[Begin Data]

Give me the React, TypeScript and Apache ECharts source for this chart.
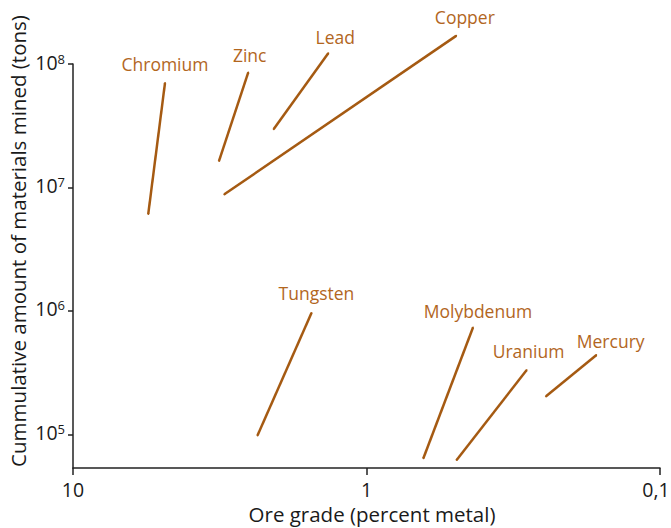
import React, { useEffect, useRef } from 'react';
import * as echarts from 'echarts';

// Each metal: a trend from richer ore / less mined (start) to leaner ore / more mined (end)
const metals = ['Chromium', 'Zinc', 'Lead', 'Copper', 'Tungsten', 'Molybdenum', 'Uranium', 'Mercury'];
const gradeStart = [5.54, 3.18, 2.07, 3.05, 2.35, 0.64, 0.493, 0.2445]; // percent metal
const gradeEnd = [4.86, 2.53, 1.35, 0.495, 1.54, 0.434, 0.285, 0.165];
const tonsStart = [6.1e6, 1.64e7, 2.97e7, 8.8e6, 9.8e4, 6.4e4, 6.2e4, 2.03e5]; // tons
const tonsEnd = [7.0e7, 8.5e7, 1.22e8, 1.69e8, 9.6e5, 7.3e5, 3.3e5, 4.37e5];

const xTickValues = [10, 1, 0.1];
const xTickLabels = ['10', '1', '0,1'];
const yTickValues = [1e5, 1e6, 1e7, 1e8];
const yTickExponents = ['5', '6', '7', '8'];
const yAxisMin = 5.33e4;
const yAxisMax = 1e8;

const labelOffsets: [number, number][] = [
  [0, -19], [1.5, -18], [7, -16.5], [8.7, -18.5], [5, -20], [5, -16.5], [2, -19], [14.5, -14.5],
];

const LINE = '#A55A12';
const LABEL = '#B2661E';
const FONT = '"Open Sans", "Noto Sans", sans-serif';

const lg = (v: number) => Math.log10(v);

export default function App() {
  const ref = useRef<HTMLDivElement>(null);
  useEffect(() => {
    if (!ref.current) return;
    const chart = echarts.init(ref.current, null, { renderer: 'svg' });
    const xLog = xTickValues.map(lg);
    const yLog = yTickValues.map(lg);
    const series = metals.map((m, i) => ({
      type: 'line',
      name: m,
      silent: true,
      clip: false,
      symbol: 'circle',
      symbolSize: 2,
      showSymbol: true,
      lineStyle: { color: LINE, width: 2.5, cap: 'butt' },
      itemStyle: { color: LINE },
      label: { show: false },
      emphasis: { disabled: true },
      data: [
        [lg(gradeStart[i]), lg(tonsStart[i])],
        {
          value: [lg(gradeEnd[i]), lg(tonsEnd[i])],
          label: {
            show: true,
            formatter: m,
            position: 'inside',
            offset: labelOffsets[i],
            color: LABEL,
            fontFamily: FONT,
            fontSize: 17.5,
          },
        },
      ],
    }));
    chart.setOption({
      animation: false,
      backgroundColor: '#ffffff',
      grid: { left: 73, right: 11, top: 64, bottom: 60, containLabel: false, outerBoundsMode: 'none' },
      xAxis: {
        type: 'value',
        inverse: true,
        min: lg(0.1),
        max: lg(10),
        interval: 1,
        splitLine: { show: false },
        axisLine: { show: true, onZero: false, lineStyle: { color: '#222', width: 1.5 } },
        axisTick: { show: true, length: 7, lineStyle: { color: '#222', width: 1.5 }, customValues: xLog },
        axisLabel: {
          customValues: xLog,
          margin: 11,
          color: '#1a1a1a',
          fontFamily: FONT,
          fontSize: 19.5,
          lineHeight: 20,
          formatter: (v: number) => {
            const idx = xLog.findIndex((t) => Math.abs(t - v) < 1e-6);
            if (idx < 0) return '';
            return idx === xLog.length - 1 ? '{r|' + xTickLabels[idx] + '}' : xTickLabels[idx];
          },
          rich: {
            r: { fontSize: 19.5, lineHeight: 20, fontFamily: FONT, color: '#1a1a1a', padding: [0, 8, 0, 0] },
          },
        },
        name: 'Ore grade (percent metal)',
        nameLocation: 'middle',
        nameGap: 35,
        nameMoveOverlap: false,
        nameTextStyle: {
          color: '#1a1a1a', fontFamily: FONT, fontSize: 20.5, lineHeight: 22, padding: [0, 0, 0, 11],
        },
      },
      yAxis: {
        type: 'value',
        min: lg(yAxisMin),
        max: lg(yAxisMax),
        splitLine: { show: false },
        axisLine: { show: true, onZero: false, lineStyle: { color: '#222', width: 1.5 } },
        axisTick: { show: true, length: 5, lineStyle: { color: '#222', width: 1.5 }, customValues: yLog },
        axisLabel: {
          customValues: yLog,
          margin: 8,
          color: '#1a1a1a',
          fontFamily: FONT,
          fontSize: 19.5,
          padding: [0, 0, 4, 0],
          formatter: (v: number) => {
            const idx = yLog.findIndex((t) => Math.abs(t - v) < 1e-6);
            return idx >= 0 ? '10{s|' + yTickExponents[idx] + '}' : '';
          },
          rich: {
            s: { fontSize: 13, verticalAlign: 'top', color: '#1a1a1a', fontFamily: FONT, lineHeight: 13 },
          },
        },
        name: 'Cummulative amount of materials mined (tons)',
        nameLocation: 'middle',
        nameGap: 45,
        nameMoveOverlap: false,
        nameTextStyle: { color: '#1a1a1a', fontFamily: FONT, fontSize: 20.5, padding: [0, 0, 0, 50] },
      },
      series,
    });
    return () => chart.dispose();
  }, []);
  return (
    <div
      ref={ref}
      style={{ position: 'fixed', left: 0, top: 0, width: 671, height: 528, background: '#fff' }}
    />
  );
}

[End Data]

* **Task requirements**: Write out again exactly the lines from the start of the data above through the line containing "const lg = (v: number) => Math.log10(v);", inclusive, excluding any pictures.

* **Solved problem**:
Give me the React, TypeScript and Apache ECharts source for this chart.
import React, { useEffect, useRef } from 'react';
import * as echarts from 'echarts';

// Each metal: a trend from richer ore / less mined (start) to leaner ore / more mined (end)
const metals = ['Chromium', 'Zinc', 'Lead', 'Copper', 'Tungsten', 'Molybdenum', 'Uranium', 'Mercury'];
const gradeStart = [5.54, 3.18, 2.07, 3.05, 2.35, 0.64, 0.493, 0.2445]; // percent metal
const gradeEnd = [4.86, 2.53, 1.35, 0.495, 1.54, 0.434, 0.285, 0.165];
const tonsStart = [6.1e6, 1.64e7, 2.97e7, 8.8e6, 9.8e4, 6.4e4, 6.2e4, 2.03e5]; // tons
const tonsEnd = [7.0e7, 8.5e7, 1.22e8, 1.69e8, 9.6e5, 7.3e5, 3.3e5, 4.37e5];

const xTickValues = [10, 1, 0.1];
const xTickLabels = ['10', '1', '0,1'];
const yTickValues = [1e5, 1e6, 1e7, 1e8];
const yTickExponents = ['5', '6', '7', '8'];
const yAxisMin = 5.33e4;
const yAxisMax = 1e8;

const labelOffsets: [number, number][] = [
  [0, -19], [1.5, -18], [7, -16.5], [8.7, -18.5], [5, -20], [5, -16.5], [2, -19], [14.5, -14.5],
];

const LINE = '#A55A12';
const LABEL = '#B2661E';
const FONT = '"Open Sans", "Noto Sans", sans-serif';

const lg = (v: number) => Math.log10(v);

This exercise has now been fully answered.